Wobei ich finde, da sind wir gerade dabei, wirklich große Fortschritte zu machen. Vor allem in den vergangenen zwei Jahren ist dieses Ziel näher gerückt. Dank »Offshore-Leaks« und auch dank kritischer Journalisten und Whistleblower hat sich da viel bewegt. Die Schweiz ist kurz davor, automatisch Steuerinformationen mit anderen Ländern auszutauschen. Dadurch würde die wichtigste und renitenteste Steueroase für Privatpersonen transparent. Das ist ein gigantischer Fortschritt.

Sehen Sie solche Fortschritte auch in Sachen Krisenmanagement in den betroffenen EU-Ländern?
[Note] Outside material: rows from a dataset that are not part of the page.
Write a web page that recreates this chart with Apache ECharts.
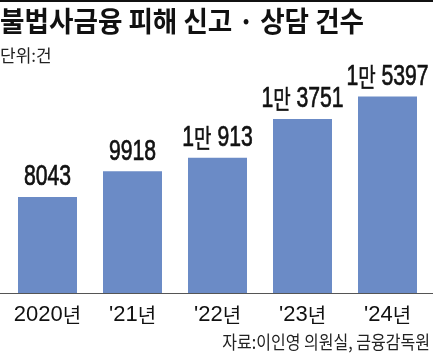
<!DOCTYPE html>
<html>
<head>
<meta charset="utf-8">
<script src="https://cdn.jsdelivr.net/npm/echarts@6/dist/echarts.min.js"></script>
<style>
  html, body { margin: 0; padding: 0; background: #fff; }
  #chart { width: 433px; height: 354px; }
</style>
</head>
<body>
<div id="chart"></div>
<script>
// 연도 | Years
const years = ['2020년', "'21년", "'22년", "'23년", "'24년"];
// 신고·상담 건수 | Report counts
const counts = [8043, 9918, 10913, 13751, 15397];

const titleText = '불법사금융 피해 신고 · 상담 건수';
const unitText = '단위:건';
const sourceText = '자료:이인영 의원실, 금융감독원';

const LAT = '"Liberation Sans", Arial, sans-serif';
const KR = '"Noto Sans CJK KR", sans-serif';

// 1만 단위 표기 | Format as "1만 913"
function fmtCount(v) {
    if (v >= 10000) {
        return '{n|' + Math.floor(v / 10000) + '}{u|만}{n| ' + (v % 10000) + '}';
    }
    return '{n|' + v + '}';
}

// 연도 라벨 | Year label with 년 in Korean font
function fmtYear(s) {
    return '{n|' + s.replace('년', '') + '}{u|년}';
}

const chart = echarts.init(document.getElementById('chart'));

const option = {
    animation: false,
    backgroundColor: '#fff',
    grid: [
        { left: 5, right: 3, top: 61, bottom: 61 },
        { left: 0, right: 0, top: 61, bottom: 61 }
    ],
    xAxis: [
        {
            type: 'category',
            gridIndex: 0,
            data: years,
            axisLine: { show: false },
            axisTick: { show: false },
            axisLabel: {
                interval: 0,
                margin: 11,
                formatter: fmtYear,
                rich: {
                    n: { fontFamily: LAT, fontSize: 22, color: '#111' },
                    u: { fontFamily: KR, fontSize: 20, color: '#111' }
                }
            }
        },
        {
            type: 'category',
            gridIndex: 1,
            data: years,
            axisLine: { show: true, lineStyle: { color: '#555', width: 1 } },
            axisTick: { show: false },
            axisLabel: { show: false }
        }
    ],
    yAxis: [
        { type: 'value', gridIndex: 0, min: 1000, max: 18000, show: false, splitLine: { show: false } },
        { type: 'value', gridIndex: 1, min: 0, max: 1, show: false, splitLine: { show: false } }
    ],
    series: [
        {
            type: 'bar',
            data: counts,
            barWidth: 59,
            itemStyle: { color: '#6b8bc6' }
        },
        {
            // 좁은 글꼴 흉내 | Condensed value labels above bars
            type: 'custom',
            data: counts.map((v, i) => [i, v]),
            renderItem: function (params, api) {
                const pt = api.coord([api.value(0), api.value(1)]);
                return {
                    type: 'text',
                    x: pt[0],
                    y: pt[1] - 5,
                    scaleX: 0.73,
                    style: {
                        x: 0,
                        y: 0,
                        text: fmtCount(api.value(1)),
                        align: 'center',
                        verticalAlign: 'bottom',
                        rich: {
                            n: { font: '29px ' + LAT, fill: '#111', stroke: '#111', lineWidth: 0.7 },
                            u: { font: '26px ' + KR, fill: '#111', stroke: '#111', lineWidth: 0.5 }
                        }
                    }
                };
            },
            z: 5
        }
    ],
    graphic: [
        { type: 'rect', left: 0, top: 0, shape: { width: 433, height: 2 }, style: { fill: '#111' } },
        {
            type: 'text', x: 0, y: 7, scaleX: 0.95,
            style: { text: titleText, font: 'bold 28px ' + KR, fill: '#111' }
        },
        {
            type: 'text', left: 0, top: 47,
            style: { text: unitText, font: '17px ' + KR, fill: '#222' }
        },
        {
            type: 'text', x: 430, y: 333, scaleX: 0.89,
            style: { text: sourceText, font: '18px ' + KR, fill: '#222', align: 'right' }
        }
    ]
};

chart.setOption(option);
</script>
</body>
</html>
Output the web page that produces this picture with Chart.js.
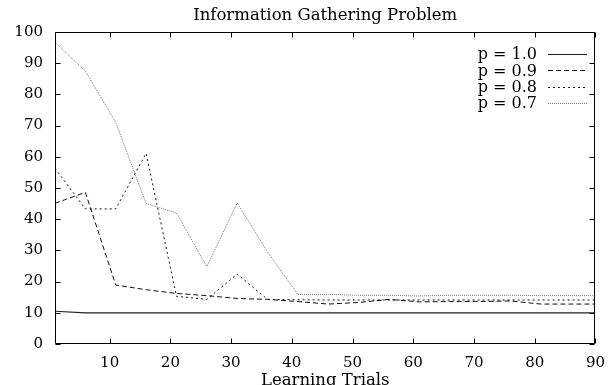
<!DOCTYPE html>
<html>
<head>
<meta charset="utf-8">
<title>Information Gathering Problem</title>
<script src="https://cdn.jsdelivr.net/npm/chart.js@4/dist/chart.umd.min.js"></script>
<style>
  html, body { margin: 0; padding: 0; background: #fff; }
  canvas { display: block; }
</style>
</head>
<body>
<canvas id="chart" width="615" height="385"></canvas>
<script>
(function () {

// ---------------------------------------------------------------------------------------------
// data

var chartTitle = "Information Gathering Problem";
var xTitle = "Learning Trials";

var trials = [1, 6, 11, 16, 21, 26, 31, 36, 41, 46, 51, 56, 61, 66, 71, 76, 81, 86, 90];

var seriesNames = ["p = 1.0", "p = 0.9", "p = 0.8", "p = 0.7"];

var p10 = [10.5, 10, 10, 10, 10, 10, 10, 10, 10, 10, 10, 10, 10, 10, 10, 10, 10, 10, 10];
var p09 = [45.1, 48.6, 18.9, 17.4, 16.2, 15.5, 14.6, 14.3, 13.6, 12.8, 13.3, 14.3, 13.5, 13.6, 13.6, 13.8, 12.8, 12.8, 12.8];
var p08 = [56.3, 43.3, 43.3, 61.1, 15.3, 14.3, 22.4, 14.3, 14.2, 14.1, 14.1, 14.1, 14.1, 14.1, 14.1, 14.1, 14.1, 14.1, 14.1];
var p07 = [96.7, 87.5, 71.0, 45.0, 42.0, 24.8, 45.2, 29.5, 15.9, 15.9, 15.6, 15.6, 15.4, 15.6, 15.6, 15.6, 15.5, 15.5, 15.5];

var xTicks = [10, 20, 30, 40, 50, 60, 70, 80, 90];
var yTicks = [0, 10, 20, 30, 40, 50, 60, 70, 80, 90, 100];

// ---------------------------------------------------------------------------------------------

function points(vals) {
    return vals.map(function (v, i) { return { x: trials[i], y: v }; });
}

var FONT = "'DejaVu Serif', 'Liberation Serif', serif";
Chart.defaults.font.family = FONT;
Chart.defaults.font.size = 15;
Chart.defaults.color = "#000";

// gnuplot style frame: border all round, ticks pointing inwards on all four sides
var framePlugin = {
    id: "frame",
    afterDraw: function (chart) {
        var a = chart.chartArea, ctx = chart.ctx;
        var xs = chart.scales.x, ys = chart.scales.y;
        var L = Math.round(a.left) + 0.5, R = Math.round(a.right) - 0.5;
        var T = Math.round(a.top) + 0.5, B = Math.round(a.bottom) - 0.5;
        var tl = 5;
        ctx.save();
        ctx.strokeStyle = "#000";
        ctx.lineWidth = 1;
        ctx.beginPath();
        ctx.rect(L, T, R - L, B - T);
        xTicks.forEach(function (v) {
            var px = Math.round(xs.getPixelForValue(v)) + 0.5;
            ctx.moveTo(px, B); ctx.lineTo(px, B - tl);
            ctx.moveTo(px, T); ctx.lineTo(px, T + tl);
        });
        yTicks.forEach(function (v) {
            var py = Math.round(ys.getPixelForValue(v)) + 0.5;
            ctx.moveTo(L, py); ctx.lineTo(L + tl, py);
            ctx.moveTo(R, py); ctx.lineTo(R - tl, py);
        });
        ctx.stroke();

        // title, centred over the plot
        ctx.fillStyle = "#000";
        ctx.font = "16.5px " + FONT;
        ctx.textAlign = "center";
        ctx.textBaseline = "middle";
        ctx.fillText(chartTitle, (a.left + a.right) / 2, 16);
        ctx.restore();
    }
};

// key in the top right corner: label right aligned, line sample after it
var keyPlugin = {
    id: "key",
    afterDatasetsDraw: function (chart) {
        var ctx = chart.ctx;
        var textRight = 537, lineL = 548, lineR = 587, y0 = 54, dy = 16.4;
        ctx.save();
        ctx.font = "16px " + FONT;
        ctx.textAlign = "right";
        ctx.textBaseline = "middle";
        chart.data.datasets.forEach(function (ds, i) {
            var y = y0 + i * dy;
            ctx.fillStyle = "#000";
            ctx.fillText(ds.label, textRight, y + 1);
            ctx.strokeStyle = ds.borderColor;
            ctx.lineWidth = ds.borderWidth;
            ctx.setLineDash(ds.borderDash || []);
            ctx.beginPath();
            ctx.moveTo(lineL, Math.round(y) + 0.5);
            ctx.lineTo(lineR, Math.round(y) + 0.5);
            ctx.stroke();
        });
        ctx.restore();
    }
};

var ctx = document.getElementById("chart").getContext("2d");

new Chart(ctx, {
    type: "line",
    data: {
        datasets: [
            { label: seriesNames[0], data: points(p10), borderColor: "#222", borderWidth: 1.2, borderDash: [] },
            { label: seriesNames[1], data: points(p09), borderColor: "#111", borderWidth: 1, borderDash: [5, 3] },
            { label: seriesNames[2], data: points(p08), borderColor: "#111", borderWidth: 1, borderDash: [2, 3] },
            { label: seriesNames[3], data: points(p07), borderColor: "#777", borderWidth: 1, borderDash: [1, 1] }
        ]
    },
    options: {
        responsive: false,
        animation: false,
        layout: { padding: { top: 32, right: 10, bottom: 0, left: 0 } },
        elements: {
            point: { radius: 0 },
            line: { tension: 0, fill: false }
        },
        plugins: {
            legend: { display: false },
            title: { display: false },
            tooltip: { enabled: false }
        },
        scales: {
            x: {
                type: "linear",
                min: 1,
                max: 90,
                afterBuildTicks: function (s) { s.ticks = xTicks.map(function (v) { return { value: v }; }); },
                afterFit: function (s) { s.height = 41; },
                grid: { display: false, drawTicks: false },
                border: { display: false },
                ticks: { padding: 10, maxRotation: 0, autoSkip: false },
                title: { display: true, text: xTitle, font: { size: 16.5 }, padding: { top: 0, bottom: -6 } }
            },
            y: {
                min: 0,
                max: 100,
                afterBuildTicks: function (s) { s.ticks = yTicks.map(function (v) { return { value: v }; }); },
                afterFit: function (s) { s.width = 55; },
                grid: { display: false, drawTicks: false },
                border: { display: false },
                ticks: { padding: 12, autoSkip: false }
            }
        }
    },
    plugins: [framePlugin, keyPlugin]
});

})();
</script>
</body>
</html>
Das Europaparlament war schwach bei der sozialen Ausgestaltung der Reformen in den Krisenländern. Dort wurden eben nicht die Reichen besteuert und die Ärmsten geschont. Sondern es wurde stattdessen umgekehrt der Reichtum gepflegt und die Kürzungen wurden gegenüber den Schwächsten durchgesetzt. Das ist wirklich bitter. Das wiederholt sich in meinen Augen gerade in der Ukraine und das finde ich fürchterlich.

Was wiederholt sich?
Die Hilfen an die neue ukrainische Regierung sind an Auflagen geknüpft, die denen für Griechenland ähneln. Da wurde offensichtlich nichts dazugelernt.